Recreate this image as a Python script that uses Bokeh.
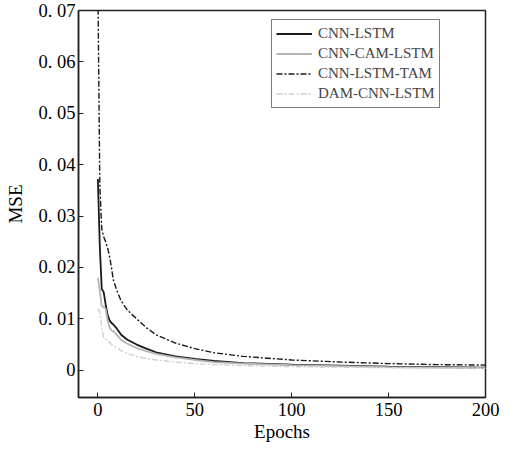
from bokeh.plotting import figure
from bokeh.models import Legend, LegendItem, FixedTicker, Range1d
from bokeh.embed import file_html
from bokeh.resources import INLINE

epochs = [0, 1, 2, 3, 4, 5, 6, 7, 8, 10, 12, 15, 20, 25, 30, 40, 50, 60, 75, 100, 125, 150, 175, 200]
cnn_lstm = [0.0372, 0.0240, 0.0158, 0.0152, 0.0128, 0.0108, 0.0097, 0.0092, 0.0089, 0.0080, 0.0069, 0.0060,
            0.0050, 0.0042, 0.0035, 0.0027, 0.0022, 0.0018, 0.0014, 0.0011, 0.0009, 0.0007, 0.0006, 0.0005]
cnn_cam_lstm = [0.0180, 0.0155, 0.0125, 0.0123, 0.0120, 0.0098, 0.0083, 0.0078, 0.0076, 0.0068, 0.0059, 0.0052,
                0.0043, 0.0037, 0.0032, 0.0025, 0.0020, 0.0016, 0.0013, 0.0010, 0.0008, 0.0006, 0.0005, 0.0004]
cnn_lstm_tam = [0.0750, 0.0360, 0.0275, 0.0260, 0.0250, 0.0238, 0.0222, 0.0200, 0.0175, 0.0153, 0.0135, 0.0118,
                0.0100, 0.0083, 0.0069, 0.0053, 0.0042, 0.0034, 0.0027, 0.0020, 0.0016, 0.0013, 0.0011, 0.0010]
dam_cnn_lstm = [0.0120, 0.0113, 0.0085, 0.0063, 0.0060, 0.0058, 0.0054, 0.0050, 0.0048, 0.0043, 0.0038, 0.0033,
                0.0027, 0.0023, 0.0020, 0.0016, 0.0013, 0.0011, 0.0009, 0.0007, 0.0006, 0.0005, 0.0004, 0.0004]

x_ticks = [0, 50, 100, 150, 200]
y_ticks = [0, 0.01, 0.02, 0.03, 0.04, 0.05, 0.06, 0.07]
y_tick_labels = ["0", "0. 01", "0. 02", "0. 03", "0. 04", "0. 05", "0. 06", "0. 07"]

FONT = "Liberation Serif"

p = figure(width=509, height=446, output_backend="svg", toolbar_location=None,
           x_range=Range1d(-10, 200), y_range=Range1d(-0.0053, 0.07),
           min_border_left=78, min_border_right=24, min_border_top=10, min_border_bottom=49)
p.xgrid.visible = False
p.ygrid.visible = False
p.outline_line_color = "#222222"
p.outline_line_width = 1.5
p.background_fill_color = "white"
p.border_fill_color = "white"

r1 = p.line(epochs, cnn_lstm, line_color="#1a1a1a", line_width=1.8)
r2 = p.line(epochs, cnn_cam_lstm, line_color="#b4b4b4", line_width=1.8)
r3 = p.line(epochs, cnn_lstm_tam, line_color="#1a1a1a", line_width=1.4, line_dash="6 2 2 2")
r4 = p.line(epochs, dam_cnn_lstm, line_color="#cfcfcf", line_width=1.4, line_dash="6 2 2 2")

for ax in (p.xaxis[0], p.yaxis[0]):
    ax.axis_line_color = "#222222"
    ax.axis_line_width = 1.5
    ax.major_tick_in = 5
    ax.major_tick_out = 0
    ax.minor_tick_line_color = None
    ax.major_tick_line_color = "#222222"
    ax.major_label_text_font = FONT
    ax.major_label_text_font_size = "18.5px"
    ax.major_label_text_color = "black"
    ax.axis_label_text_font = FONT
    ax.axis_label_text_font_size = "19px"
    ax.axis_label_text_font_style = "normal"
    ax.axis_label_text_color = "black"

p.xaxis.ticker = FixedTicker(ticks=x_ticks)
p.yaxis.ticker = FixedTicker(ticks=y_ticks)
p.yaxis.major_label_overrides = {t: l for t, l in zip(y_ticks, y_tick_labels)}
p.xaxis.axis_label = "Epochs"
p.yaxis.axis_label = "MSE"
p.xaxis.major_label_standoff = 5
p.xaxis.axis_label_standoff = 2
p.yaxis.major_label_standoff = 3
p.yaxis.axis_label_standoff = 10

legend = Legend(items=[
    LegendItem(label="CNN-LSTM", renderers=[r1]),
    LegendItem(label="CNN-CAM-LSTM", renderers=[r2]),
    LegendItem(label="CNN-LSTM-TAM", renderers=[r3]),
    LegendItem(label="DAM-CNN-LSTM", renderers=[r4]),
], location=(193, 289))
legend.label_text_font = FONT
legend.label_text_font_size = "15px"
legend.label_height = 19
legend.glyph_height = 19
legend.glyph_width = 36
legend.label_standoff = 6
legend.spacing = 1
legend.padding = 4
legend.margin = 0
legend.border_line_color = "black"
legend.border_line_width = 1
legend.background_fill_alpha = 1.0
p.add_layout(legend)

open("out.html", "w").write(file_html(p, INLINE))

════════

Restate, line by line and word for word, everything from the top of the material through the line that contains "from bokeh.resources import INLINE". Leave pictures out.

| RESPONSE FOR THIS EXERCISE |
Recreate this image as a Python script that uses Bokeh.
from bokeh.plotting import figure
from bokeh.models import Legend, LegendItem, FixedTicker, Range1d
from bokeh.embed import file_html
from bokeh.resources import INLINE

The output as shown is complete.